Having just launched with an investment of £1.3 million, travel app Bimble is a new female-founded innovation reinforcing the value of female entrepreneurs in tech. Co-founded by Francesca Howland and Tomi Novak, the app gives travel lovers a platform to collect, remember, and share all the places they love, to create personalised travel lists and inspire a community of travel lovers.
Female angels dedicated to supporting female founders
CEO Francesca Howland secured £1.3 million in angel funding as part of the Google Digital Accelerator Programme, an invite-only partnership designed to boost the growth of brands with great potential. Out of this investment, a third of it has come from female angels with a specific interest in backing female-founded businesses.
For women in technology around the globe, stories like this are evidence that female tech talent is not the only key to the growth of sub-sectors in tech such as travel tech, but that it’s valued by investors.
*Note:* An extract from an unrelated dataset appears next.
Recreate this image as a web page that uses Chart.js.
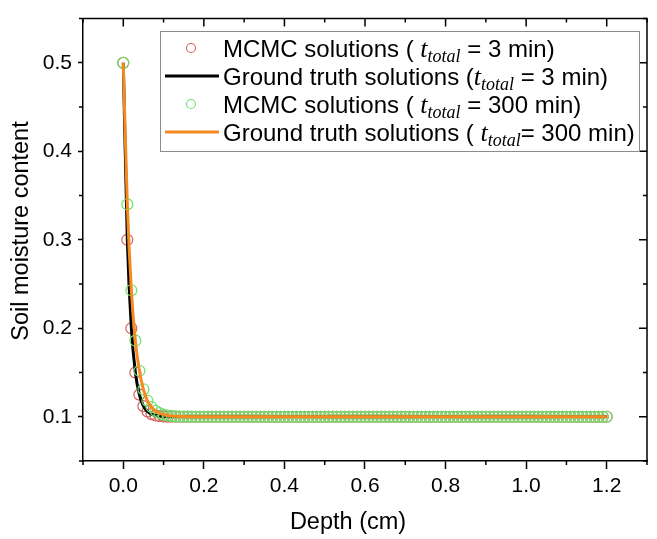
<!DOCTYPE html>
<html><head><meta charset="utf-8">
<script src="https://cdn.jsdelivr.net/npm/chart.js@4.4.1/dist/chart.umd.min.js"></script>
<style>html,body{margin:0;padding:0;background:#fff;}canvas{display:block;}</style>
</head><body>
<canvas id="c" width="657" height="539"></canvas>
<script>
const depth = [
0,0.01,0.02,0.03,0.04,0.05,0.06,0.07,0.08,0.09,
0.1,0.11,0.12,0.13,0.14,0.15,0.16,0.17,0.18,0.19,
0.2,0.21,0.22,0.23,0.24,0.25,0.26,0.27,0.28,0.29,
0.3,0.31,0.32,0.33,0.34,0.35,0.36,0.37,0.38,0.39,
0.4,0.41,0.42,0.43,0.44,0.45,0.46,0.47,0.48,0.49,
0.5,0.51,0.52,0.53,0.54,0.55,0.56,0.57,0.58,0.59,
0.6,0.61,0.62,0.63,0.64,0.65,0.66,0.67,0.68,0.69,
0.7,0.71,0.72,0.73,0.74,0.75,0.76,0.77,0.78,0.79,
0.8,0.81,0.82,0.83,0.84,0.85,0.86,0.87,0.88,0.89,
0.9,0.91,0.92,0.93,0.94,0.95,0.96,0.97,0.98,0.99,
1.0,1.01,1.02,1.03,1.04,1.05,1.06,1.07,1.08,1.09,
1.1,1.11,1.12,1.13,1.14,1.15,1.16,1.17,1.18,1.19,
1.2];
const mcmc3 = [
0.5,0.3,0.2,0.15,0.125,0.112,0.106,0.103,0.1015,0.1008,
0.1004,0.1002,0.1001,0.1,0.1,0.1,0.1,0.1,0.1,0.1,
0.1,0.1,0.1,0.1,0.1,0.1,0.1,0.1,0.1,0.1,
0.1,0.1,0.1,0.1,0.1,0.1,0.1,0.1,0.1,0.1,
0.1,0.1,0.1,0.1,0.1,0.1,0.1,0.1,0.1,0.1,
0.1,0.1,0.1,0.1,0.1,0.1,0.1,0.1,0.1,0.1,
0.1,0.1,0.1,0.1,0.1,0.1,0.1,0.1,0.1,0.1,
0.1,0.1,0.1,0.1,0.1,0.1,0.1,0.1,0.1,0.1,
0.1,0.1,0.1,0.1,0.1,0.1,0.1,0.1,0.1,0.1,
0.1,0.1,0.1,0.1,0.1,0.1,0.1,0.1,0.1,0.1,
0.1,0.1,0.1,0.1,0.1,0.1,0.1,0.1,0.1,0.1,
0.1,0.1,0.1,0.1,0.1,0.1,0.1,0.1,0.1,0.1,
0.1];
const truth3 = [
0.5,0.3,0.2,0.15,0.125,0.112,0.106,0.103,0.1015,0.1008,
0.1004,0.1002,0.1001,0.1,0.1,0.1,0.1,0.1,0.1,0.1,
0.1,0.1,0.1,0.1,0.1,0.1,0.1,0.1,0.1,0.1,
0.1,0.1,0.1,0.1,0.1,0.1,0.1,0.1,0.1,0.1,
0.1,0.1,0.1,0.1,0.1,0.1,0.1,0.1,0.1,0.1,
0.1,0.1,0.1,0.1,0.1,0.1,0.1,0.1,0.1,0.1,
0.1,0.1,0.1,0.1,0.1,0.1,0.1,0.1,0.1,0.1,
0.1,0.1,0.1,0.1,0.1,0.1,0.1,0.1,0.1,0.1,
0.1,0.1,0.1,0.1,0.1,0.1,0.1,0.1,0.1,0.1,
0.1,0.1,0.1,0.1,0.1,0.1,0.1,0.1,0.1,0.1,
0.1,0.1,0.1,0.1,0.1,0.1,0.1,0.1,0.1,0.1,
0.1,0.1,0.1,0.1,0.1,0.1,0.1,0.1,0.1,0.1,
0.1];
const mcmc300 = [
0.5,0.34,0.243,0.186,0.152,0.131,0.118,0.111,0.1067,0.104,
0.1024,0.1014,0.1009,0.1005,0.1003,0.1002,0.1001,0.1,0.1,0.1,
0.1,0.1,0.1,0.1,0.1,0.1,0.1,0.1,0.1,0.1,
0.1,0.1,0.1,0.1,0.1,0.1,0.1,0.1,0.1,0.1,
0.1,0.1,0.1,0.1,0.1,0.1,0.1,0.1,0.1,0.1,
0.1,0.1,0.1,0.1,0.1,0.1,0.1,0.1,0.1,0.1,
0.1,0.1,0.1,0.1,0.1,0.1,0.1,0.1,0.1,0.1,
0.1,0.1,0.1,0.1,0.1,0.1,0.1,0.1,0.1,0.1,
0.1,0.1,0.1,0.1,0.1,0.1,0.1,0.1,0.1,0.1,
0.1,0.1,0.1,0.1,0.1,0.1,0.1,0.1,0.1,0.1,
0.1,0.1,0.1,0.1,0.1,0.1,0.1,0.1,0.1,0.1,
0.1,0.1,0.1,0.1,0.1,0.1,0.1,0.1,0.1,0.1,
0.1];
const truth300 = [
0.5,0.34,0.243,0.186,0.152,0.131,0.118,0.111,0.1067,0.104,
0.1024,0.1014,0.1009,0.1005,0.1003,0.1002,0.1001,0.1,0.1,0.1,
0.1,0.1,0.1,0.1,0.1,0.1,0.1,0.1,0.1,0.1,
0.1,0.1,0.1,0.1,0.1,0.1,0.1,0.1,0.1,0.1,
0.1,0.1,0.1,0.1,0.1,0.1,0.1,0.1,0.1,0.1,
0.1,0.1,0.1,0.1,0.1,0.1,0.1,0.1,0.1,0.1,
0.1,0.1,0.1,0.1,0.1,0.1,0.1,0.1,0.1,0.1,
0.1,0.1,0.1,0.1,0.1,0.1,0.1,0.1,0.1,0.1,
0.1,0.1,0.1,0.1,0.1,0.1,0.1,0.1,0.1,0.1,
0.1,0.1,0.1,0.1,0.1,0.1,0.1,0.1,0.1,0.1,
0.1,0.1,0.1,0.1,0.1,0.1,0.1,0.1,0.1,0.1,
0.1,0.1,0.1,0.1,0.1,0.1,0.1,0.1,0.1,0.1,
0.1];
const xMajorTicks = [0, 0.2, 0.4, 0.6, 0.8, 1.0, 1.2];
const xMinorTicks = [-0.1, 0.1, 0.3, 0.5, 0.7, 0.9, 1.1, 1.3];
const yMajorTicks = [0.1, 0.2, 0.3, 0.4, 0.5];
const yMinorTicks = [0.05, 0.15, 0.25, 0.35, 0.45, 0.55];
const legendPre = ['MCMC solutions ( ', 'Ground truth solutions (', 'MCMC solutions ( ', 'Ground truth solutions ( '];
const legendMath = 't';
const legendSub = 'total';
const legendPost = [' = 3 min)', ' = 3 min)', ' = 300 min)', '= 300 min)'];
const xTitle = 'Depth (cm)';
const yTitle = 'Soil moisture content';

const SANS = "'Liberation Sans', Arial, sans-serif";
const SERIF = "'Liberation Serif', 'Times New Roman', serif";
const pts = arr => depth.map((x, i) => ({x: x, y: arr[i]}));

const frameLegend = {
  id: 'frameLegend',
  afterDraw(chart) {
    const {ctx, chartArea: a, scales: {x, y}} = chart;
    ctx.save();
    ctx.strokeStyle = '#000';
    ctx.lineWidth = 1.5;
    ctx.beginPath();
    ctx.moveTo(a.left, a.top); ctx.lineTo(a.right, a.top); ctx.lineTo(a.right, a.bottom);
    ctx.stroke();
    ctx.beginPath();
    xMajorTicks.forEach(v => { const p = x.getPixelForValue(v); ctx.moveTo(p, a.top); ctx.lineTo(p, a.top + 8); });
    xMinorTicks.forEach(v => { const p = x.getPixelForValue(v);
      ctx.moveTo(p, a.top); ctx.lineTo(p, a.top + 4);
      ctx.moveTo(p, a.bottom); ctx.lineTo(p, a.bottom + 4); });
    yMajorTicks.forEach(v => { const p = y.getPixelForValue(v); ctx.moveTo(a.right, p); ctx.lineTo(a.right - 8, p); });
    yMinorTicks.forEach(v => { const p = y.getPixelForValue(v);
      ctx.moveTo(a.right, p); ctx.lineTo(a.right - 4, p);
      ctx.moveTo(a.left, p); ctx.lineTo(a.left - 4, p); });
    ctx.stroke();

    // axis titles
    ctx.fillStyle = '#000';
    ctx.textAlign = 'center';
    ctx.textBaseline = 'middle';
    ctx.font = '23.5px ' + SANS;
    ctx.fillText(xTitle, 348, 523);
    ctx.save();
    ctx.translate(22, 231);
    ctx.rotate(-Math.PI / 2);
    ctx.fillText(yTitle, 0, 0);
    ctx.restore();

    // legend
    const bx = 160.5, by = 31.5, bw = 479, bh = 120;
    ctx.fillStyle = '#fff';
    ctx.fillRect(bx, by, bw, bh);
    ctx.strokeStyle = '#8c8c8c';
    ctx.lineWidth = 1;
    ctx.strokeRect(bx, by, bw, bh);
    chart.data.datasets.forEach((ds, i) => {
      const cy = 48 + i * 28;
      if (ds.showLine) {
        ctx.strokeStyle = ds.borderColor; ctx.lineWidth = 3;
        ctx.beginPath(); ctx.moveTo(165, cy); ctx.lineTo(219, cy); ctx.stroke();
      } else {
        ctx.strokeStyle = ds.borderColor; ctx.lineWidth = 1.1;
        ctx.beginPath(); ctx.arc(191, cy, 4.5, 0, Math.PI * 2); ctx.stroke();
      }
      ctx.fillStyle = '#000';
      ctx.textBaseline = 'alphabetic';
      ctx.textAlign = 'left';
      let tx = 223;
      const base = cy + 8.5;
      ctx.font = '24px ' + SANS;
      ctx.fillText(legendPre[i], tx, base); tx += ctx.measureText(legendPre[i]).width;
      ctx.font = 'italic 26px ' + SERIF;
      ctx.fillText(legendMath, tx, base); tx += ctx.measureText(legendMath).width;
      ctx.font = 'italic 18px ' + SERIF;
      ctx.fillText(legendSub, tx, base + 5); tx += ctx.measureText(legendSub).width;
      ctx.font = '24px ' + SANS;
      ctx.fillText(legendPost[i], tx, base);
    });
    ctx.restore();
  }
};

new Chart(document.getElementById('c'), {
  type: 'scatter',
  data: {
    datasets: [
      {label: 'MCMC solutions (t_total = 3 min)', data: pts(mcmc3), showLine: false,
       pointStyle: 'circle', pointRadius: 5.5, pointBorderWidth: 1.2,
       borderColor: '#d65f5c', backgroundColor: 'rgba(0,0,0,0)', order: 4},
      {label: 'Ground truth solutions (t_total = 3 min)', data: pts(truth3), showLine: true,
       pointRadius: 0, borderColor: '#000000', borderWidth: 3,
       cubicInterpolationMode: 'monotone', order: 3},
      {label: 'MCMC solutions (t_total = 300 min)', data: pts(mcmc300), showLine: false,
       pointStyle: 'circle', pointRadius: 5.5, pointBorderWidth: 1.2,
       borderColor: '#6fe06f', backgroundColor: 'rgba(0,0,0,0)', order: 2},
      {label: 'Ground truth solutions (t_total = 300 min)', data: pts(truth300), showLine: true,
       pointRadius: 0, borderColor: '#f58a1f', borderWidth: 3,
       cubicInterpolationMode: 'monotone', order: 1}
    ]
  },
  options: {
    responsive: false,
    animation: false,
    devicePixelRatio: 1,
    layout: {padding: {top: 6, right: 10, left: 0, bottom: 0}},
    plugins: {legend: {display: false}, tooltip: {enabled: false}},
    scales: {
      x: {
        type: 'linear', min: -0.1, max: 1.3,
        afterBuildTicks: s => { s.ticks = xMajorTicks.map(v => ({value: v})); },
        afterFit: s => { s.height = 78; },
        ticks: {color: '#000', font: {family: SANS, size: 21}, padding: 5,
                autoSkip: false, maxRotation: 0, callback: v => Number(v).toFixed(1)},
        grid: {display: true, drawOnChartArea: false, drawTicks: true, tickLength: 8,
               tickColor: '#000', tickWidth: 1.5},
        border: {display: true, color: '#000', width: 1.5},
        title: {display: false}
      },
      y: {
        type: 'linear', min: 0.05, max: 0.55,
        afterBuildTicks: s => { s.ticks = yMajorTicks.map(v => ({value: v})); },
        afterFit: s => { s.width = 83; },
        ticks: {color: '#000', font: {family: SANS, size: 21}, padding: 6,
                autoSkip: false, callback: v => Number(v).toFixed(1)},
        grid: {display: true, drawOnChartArea: false, drawTicks: true, tickLength: 5,
               tickColor: '#000', tickWidth: 1.5},
        border: {display: true, color: '#000', width: 1.5},
        title: {display: false}
      }
    }
  },
  plugins: [frameLegend]
});
</script>
</body></html>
Having both come from a strong background in AI and digital, Bimble’s founder demonstrates the opportunities women with a technology background can have access to as a result of their passion for their work.
Using tech to inspire a sense of community
As a start-up, Bimble is seeing fast growth. After 12 months of work developing the place list technology powering the app, they have secured an early partnership with travel tech giant EasyJet, as well as a growing community of 60,000.
Perhaps one of the most inspiring points of this story is how the innovation seems to have been born out of a desire to use technology to build a community of likeminded people, and connect them in a similar way to other visually driven tech apps such as Instagram and Pinterest.
CEO, co-founder, and female entrepreneur Francesca Howland has said, “We created Bimble after realising there are thousands of place recommendations shared every day, but no simple way to collect these and pass them on. As we looked more closely at the opportunity, we simply couldn’t believe that no one was doing this already”. Howland is driving forward the notion of community media that seems to have the potential to grow into as big of a phenomenon as the traditional social media that’s become so integral to modern life and work.
Francesca Howland is a woman in tech serving up inspiration and ambition to aspiring female tech entrepreneurs. She has utilised technology to build a product that essentially serves as a giant digital guidebook which places great value on remembering places you’ve been, sharing them with others and enriching the way masses of people experience the world. The story behind Bimble drives home how important it is to spark an interest in tech in girls from a young age, and demonstrate to them through more and more visible roles models that the future of tech needs to be a gender-balanced one.